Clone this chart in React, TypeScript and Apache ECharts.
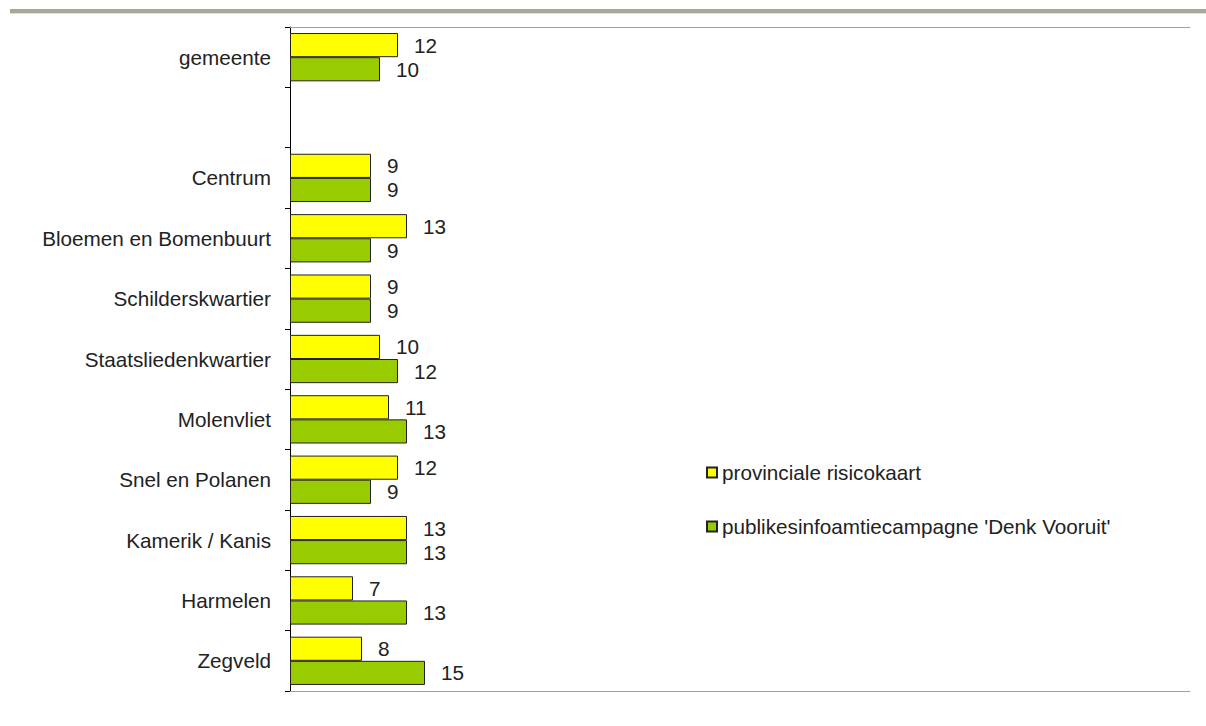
import React, { useEffect, useRef } from "react";
import * as echarts from "echarts";

const categories = [
  "gemeente",
  "",
  "Centrum",
  "Bloemen en Bomenbuurt",
  "Schilderskwartier",
  "Staatsliedenkwartier",
  "Molenvliet",
  "Snel en Polanen",
  "Kamerik / Kanis",
  "Harmelen",
  "Zegveld",
];
const provincialeRisicokaart = [12, null, 9, 13, 9, 10, 11, 12, 13, 7, 8];
const denkVooruit = [10, null, 9, 9, 9, 12, 13, 9, 13, 13, 15];
const seriesNames = [
  "provinciale risicokaart",
  "publikesinfoamtiecampagne 'Denk Vooruit'",
];

const FONT = "'Liberation Sans', Arial, sans-serif";
const FS = 20.7;

export default function App() {
  const ref = useRef<HTMLDivElement>(null);
  useEffect(() => {
    if (!ref.current) return;
    const chart = echarts.init(ref.current, null, { renderer: "svg" });
    const label = {
      show: true,
      position: "right",
      distance: 16,
      color: "#222",
      fontSize: FS,
      fontFamily: FONT,
      formatter: (p: any) => (p.value == null ? "" : String(p.value)),
    };
    chart.setOption({
      animation: false,
      backgroundColor: "#ffffff",
      textStyle: { fontFamily: FONT },
      graphic: [
        {
          type: "rect",
          shape: { x: 10, y: 9, width: 1196, height: 4 },
          style: { fill: "#a9a798" },
          silent: true,
        },
        {
          type: "rect",
          shape: { x: 10, y: 13, width: 1196, height: 1 },
          style: { fill: "#e2dfd2" },
          silent: true,
        },
      ],
      legend: {
        orient: "vertical",
        left: 706,
        top: 462,
        padding: 0,
        itemGap: 33,
        itemWidth: 10,
        itemHeight: 10,
        icon: "rect",
        textStyle: { fontSize: FS, color: "#222", fontFamily: FONT },
        data: seriesNames,
      },
      grid: { left: 290, right: 16, top: 27, bottom: 35, containLabel: false },
      xAxis: [
        {
          type: "value",
          min: 0,
          max: 100,
          position: "bottom",
          axisLine: { show: true, lineStyle: { color: "#a0a0a0", width: 1 } },
          axisTick: { show: false },
          axisLabel: { show: false },
          splitLine: { show: false },
        },
        {
          type: "value",
          min: 0,
          max: 100,
          position: "top",
          axisLine: { show: true, lineStyle: { color: "#a0a0a0", width: 1 } },
          axisTick: { show: false },
          axisLabel: { show: false },
          splitLine: { show: false },
        },
      ],
      yAxis: {
        type: "category",
        inverse: true,
        data: categories,
        axisLine: { show: true, lineStyle: { color: "#000", width: 1 } },
        axisTick: { show: true, length: 5, inside: false, lineStyle: { color: "#000" } },
        axisLabel: {
          margin: 19,
          fontSize: FS,
          color: "#222",
          fontFamily: FONT,
        },
        splitLine: { show: false },
      },
      series: [
        {
          name: seriesNames[0],
          type: "bar",
          xAxisIndex: 0,
          data: provincialeRisicokaart,
          barCategoryGap: "20%",
          barGap: "0%",
          itemStyle: { color: "#ffff00", borderColor: "#222", borderWidth: 1 },
          label,
        },
        {
          name: seriesNames[1],
          type: "bar",
          xAxisIndex: 0,
          data: denkVooruit,
          barCategoryGap: "20%",
          barGap: "0%",
          itemStyle: { color: "#99cc00", borderColor: "#222", borderWidth: 1 },
          label,
        },
      ],
    });
    return () => chart.dispose();
  }, []);
  return (
    <div
      ref={ref}
      style={{ position: "absolute", left: 0, top: 0, width: 1206, height: 726 }}
    />
  );
}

__Work to be completed__
Your copy of the data should match it exactly, except that pictures are left out.

__Worked solution__
Clone this chart in React, TypeScript and Apache ECharts.
import React, { useEffect, useRef } from "react";
import * as echarts from "echarts";

const categories = [
  "gemeente",
  "",
  "Centrum",
  "Bloemen en Bomenbuurt",
  "Schilderskwartier",
  "Staatsliedenkwartier",
  "Molenvliet",
  "Snel en Polanen",
  "Kamerik / Kanis",
  "Harmelen",
  "Zegveld",
];
const provincialeRisicokaart = [12, null, 9, 13, 9, 10, 11, 12, 13, 7, 8];
const denkVooruit = [10, null, 9, 9, 9, 12, 13, 9, 13, 13, 15];
const seriesNames = [
  "provinciale risicokaart",
  "publikesinfoamtiecampagne 'Denk Vooruit'",
];

const FONT = "'Liberation Sans', Arial, sans-serif";
const FS = 20.7;

export default function App() {
  const ref = useRef<HTMLDivElement>(null);
  useEffect(() => {
    if (!ref.current) return;
    const chart = echarts.init(ref.current, null, { renderer: "svg" });
    const label = {
      show: true,
      position: "right",
      distance: 16,
      color: "#222",
      fontSize: FS,
      fontFamily: FONT,
      formatter: (p: any) => (p.value == null ? "" : String(p.value)),
    };
    chart.setOption({
      animation: false,
      backgroundColor: "#ffffff",
      textStyle: { fontFamily: FONT },
      graphic: [
        {
          type: "rect",
          shape: { x: 10, y: 9, width: 1196, height: 4 },
          style: { fill: "#a9a798" },
          silent: true,
        },
        {
          type: "rect",
          shape: { x: 10, y: 13, width: 1196, height: 1 },
          style: { fill: "#e2dfd2" },
          silent: true,
        },
      ],
      legend: {
        orient: "vertical",
        left: 706,
        top: 462,
        padding: 0,
        itemGap: 33,
        itemWidth: 10,
        itemHeight: 10,
        icon: "rect",
        textStyle: { fontSize: FS, color: "#222", fontFamily: FONT },
        data: seriesNames,
      },
      grid: { left: 290, right: 16, top: 27, bottom: 35, containLabel: false },
      xAxis: [
        {
          type: "value",
          min: 0,
          max: 100,
          position: "bottom",
          axisLine: { show: true, lineStyle: { color: "#a0a0a0", width: 1 } },
          axisTick: { show: false },
          axisLabel: { show: false },
          splitLine: { show: false },
        },
        {
          type: "value",
          min: 0,
          max: 100,
          position: "top",
          axisLine: { show: true, lineStyle: { color: "#a0a0a0", width: 1 } },
          axisTick: { show: false },
          axisLabel: { show: false },
          splitLine: { show: false },
        },
      ],
      yAxis: {
        type: "category",
        inverse: true,
        data: categories,
        axisLine: { show: true, lineStyle: { color: "#000", width: 1 } },
        axisTick: { show: true, length: 5, inside: false, lineStyle: { color: "#000" } },
        axisLabel: {
          margin: 19,
          fontSize: FS,
          color: "#222",
          fontFamily: FONT,
        },
        splitLine: { show: false },
      },
      series: [
        {
          name: seriesNames[0],
          type: "bar",
          xAxisIndex: 0,
          data: provincialeRisicokaart,
          barCategoryGap: "20%",
          barGap: "0%",
          itemStyle: { color: "#ffff00", borderColor: "#222", borderWidth: 1 },
          label,
        },
        {
          name: seriesNames[1],
          type: "bar",
          xAxisIndex: 0,
          data: denkVooruit,
          barCategoryGap: "20%",
          barGap: "0%",
          itemStyle: { color: "#99cc00", borderColor: "#222", borderWidth: 1 },
          label,
        },
      ],
    });
    return () => chart.dispose();
  }, []);
  return (
    <div
      ref={ref}
      style={{ position: "absolute", left: 0, top: 0, width: 1206, height: 726 }}
    />
  );
}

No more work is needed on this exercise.